The tutorial system also offers the sustained commitment of one or more senior academics – as college tutors – to each student’s progress. It helps students to grow in confidence, to develop their skills in analysis and persuasive argument, and to flourish as independent learners and thinkers.
The benefits of the college system
- Every Oxford student is a member of a college. The college system is at the heart of the Oxford experience, giving students the benefits of belonging to both a large and internationally renowned university and a much smaller, interdisciplinary, college community.
- Each college brings together academics, undergraduate and postgraduate students, and college staff. The college gives its members the chance to be part of a close and friendly community made up of both leading academics and students from different subjects, year groups, cultures and countries. The relatively small size of each college means that it is easy to make friends and contribute to college life. There is a sense of belonging, which can be harder to achieve in a larger setting, and a supportive environment for study and all sorts of other activities.
- Colleges organise tutorial teaching for their undergraduates, and one or more college tutors will oversee and guide each student’s progress throughout his or her career at Oxford. The college system fosters a sense of community between tutors and students, and among students themselves, allowing for close and supportive personal attention to each student’s academic development.

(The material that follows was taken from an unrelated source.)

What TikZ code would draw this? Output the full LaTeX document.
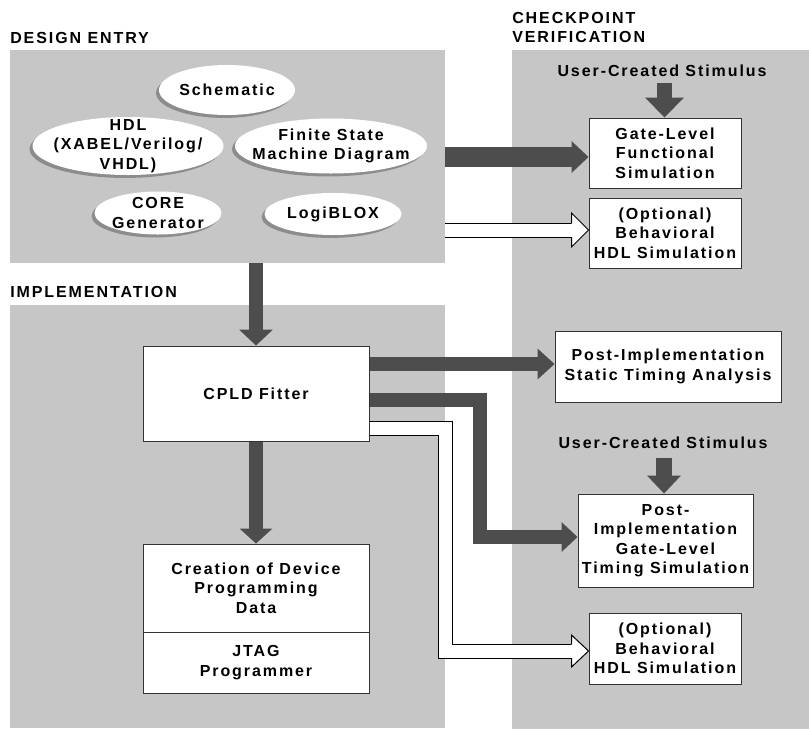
\documentclass[tikz,border=0pt]{standalone}
\usepackage{fontspec}
\setmainfont{Liberation Sans}[LetterSpace=12]
\usetikzlibrary{shapes.geometric,shadows,calc}
\definecolor{panelgray}{HTML}{C6C6C6}
\definecolor{arrowdark}{HTML}{4D4D4D}
\definecolor{shadowgray}{HTML}{8C8C8C}
\definecolor{boxline}{HTML}{333333}
\tikzset{
  txt/.style={font=\fontsize{12}{14.6}\selectfont\bfseries, align=center, text=black},
  panel/.style={rectangle, fill=panelgray, draw=none, inner sep=0pt},
  oval/.style={ellipse, fill=white, draw=none, inner sep=0pt,
    drop shadow={shadow xshift=-2.2pt, shadow yshift=-2.2pt, fill=shadowgray, opacity=1}},
  box/.style={rectangle, fill=white, draw=boxline, line width=0.75pt, inner sep=0pt, txt},
  heading/.style={txt, align=left, inner sep=0pt},
  label/.style={txt, inner sep=0pt},
  darkshaft/.style={draw=arrowdark, line cap=butt, line join=miter},
  whiteshaft/.style={draw=black, double=white, line width=0.75pt, double distance=9.75pt, line join=miter, line cap=butt},
  whitehead/.style={fill=white, draw=black, line width=0.75pt, line join=miter},
}
% right-pointing dark head: tip, length, half width
\newcommand\darkheadR[3]{\fill[arrowdark] (#1) -- ++(-#2,-#3) -- ++(0,2*#3) -- cycle;}
% down-pointing dark head: tip, length, half width
\newcommand\darkheadD[3]{\fill[arrowdark] (#1) -- ++(-#3,-#2) -- ++(2*#3,0) -- cycle;}
% right-pointing white head: tip, length, half width, half shaft
\newcommand\whiteheadR[4]{\filldraw[whitehead] ($(#1)+(-#2,-#4)$) -- ($(#1)+(-#2,-#3)$) -- (#1) -- ($(#1)+(-#2,#3)$) -- ($(#1)+(-#2,#4)$);}
\begin{document}
\begin{tikzpicture}[x=0.75pt,y=-0.75pt]
\useasboundingbox (0,0) rectangle (809,729);

% panels
\node[panel, minimum width=326.25pt, minimum height=159.75pt] (de) at (227.5,156.5) {};
\node[panel, minimum width=326.25pt, minimum height=317.25pt] (impl) at (227.5,516.5) {};
\node[panel, minimum width=222.75pt, minimum height=509.25pt] (cv) at (660.5,389.5) {};

% headings
\node[heading, anchor=base west] (hde) at (10,43.3) {DESIGN ENTRY};
\node[heading, anchor=base west] (himpl) at (10,297.3) {IMPLEMENTATION};
\node[heading, anchor=north west] (hcv) at (512,11.7) {CHECKPOINT\\VERIFICATION};

% design entry ovals
\node[oval, minimum width=102pt, minimum height=37.5pt] (sch) at (227,90) {};
\node[label] (scht) at (sch.center) {Schematic};
\node[oval, minimum width=143.25pt, minimum height=43.5pt] (hdl) at (128,146) {};
\node[label] (hdlt) at (hdl.center) {HDL\\(XABEL/Verilog/\\VHDL)};
\node[oval, minimum width=144pt, minimum height=41.25pt] (fsm) at (331,146) {};
\node[label] (fsmt) at (fsm.center) {Finite State\\Machine Diagram};
\node[oval, minimum width=95.25pt, minimum height=32.25pt] (core) at (158,213) {};
\node[label] (coret) at (core.center) {CORE\\Generator};
\node[oval, minimum width=102.75pt, minimum height=31.5pt] (logi) at (333,214) {};
\node[label] (logit) at (logi.center) {LogiBLOX};

% checkpoint boxes
\node[label] (stim1) at (662,71) {User-Created Stimulus};
\node[box, minimum width=114pt, minimum height=52.5pt] (gate) at (665,153) {Gate-Level\\Functional\\Simulation};
\node[box, minimum width=114pt, minimum height=52.5pt] (opt1) at (665,233) {(Optional)\\Behavioral\\HDL Simulation};
\node[box, minimum width=169.5pt, minimum height=53.25pt] (sta) at (668,366.5) {Post-Implementation\\Static Timing Analysis};
\node[label] (stim2) at (663,443) {User-Created Stimulus};
\node[box, minimum width=131.25pt, minimum height=69.75pt] (pigl) at (665.5,540.5) {Post-\\Implementation\\Gate-Level\\Timing Simulation};
\node[box, minimum width=114pt, minimum height=53.25pt] (opt2) at (665,648.5) {(Optional)\\Behavioral\\HDL Simulation};

% implementation boxes
\node[box, minimum width=169.5pt, minimum height=71.25pt] (cpld) at (256,393.5) {CPLD Fitter};
\node[box, minimum width=169.5pt, minimum height=66pt] (create) at (256,588) {Creation of Device\\Programming\\Data};
\node[box, minimum width=169.5pt, minimum height=45.75pt] (jtag) at (256,662.5) {JTAG\\Programmer};

% ---- connectors ----
% design entry -> gate-level functional simulation
\coordinate (tA) at (gate.west |- 0,157);
\draw[darkshaft, line width=15pt] (de.east |- tA) -- ($(tA)+(-17,0)$);
\darkheadR{tA}{17}{16}

% design entry -> optional behavioral (white)
\coordinate (tW1) at (opt1.west |- 0,230);
\draw[whiteshaft] (de.east |- tW1) -- ($(tW1)+(-17,0)$);
\whiteheadR{tW1}{17}{17}{7}

% design entry -> CPLD fitter
\coordinate (tB) at (cpld.north);
\draw[darkshaft, line width=10pt] (de.south -| tB) -- ($(tB)+(0,-16)$);
\darkheadD{tB}{16}{17}

% CPLD -> creation
\coordinate (tC) at (create.north);
\draw[darkshaft, line width=10pt] (cpld.south) -- ($(tC)+(0,-15)$);
\darkheadD{tC}{15}{16.5}

% CPLD -> static timing analysis
\coordinate (tD) at (sta.west |- 0,364);
\draw[darkshaft, line width=10.5pt] (cpld.east |- tD) -- ($(tD)+(-17,0)$);
\darkheadR{tD}{17}{15.5}

% CPLD -> post-implementation gate-level timing simulation
\coordinate (tE) at (pigl.west |- 0,537);
\draw[darkshaft, line width=10.5pt] (cpld.east |- 0,399.5) -- (479.5,399.5) -- (479.5,537) -- ($(tE)+(-16,0)$);
\darkheadR{tE}{16}{15}

% CPLD -> optional behavioral (white)
\coordinate (tW2) at (opt2.west |- 0,651);
\draw[whiteshaft] (cpld.east |- 0,428.5) -- (445.5,428.5) -- (445.5,651) -- ($(tW2)+(-17,0)$);
\whiteheadR{tW2}{17}{16}{7}

% stimulus arrows
\coordinate (tS1) at (gate.north -| 664.5,0);
\draw[darkshaft, line width=11.25pt] (664.5,83) -- ($(tS1)+(0,-20)$);
\darkheadD{tS1}{20}{19.5}

\coordinate (tS2) at (pigl.north -| 664,0);
\draw[darkshaft, line width=12pt] (664,458) -- ($(tS2)+(0,-18)$);
\darkheadD{tS2}{18}{17}
\end{tikzpicture}
\end{document}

It is the norm that undergraduates live in college accommodation in their first year, and in many cases they will continue to be accommodated by their college for the majority or the entire duration of their course. Colleges invest heavily in providing an extensive range of services for their students, and as well as accommodation colleges provide food, library and IT resources, sports facilities and clubs, drama and music, social spaces and societies, access to travel or project grants, and extensive welfare support. For students the college often becomes the hub of their social, sporting and cultural life.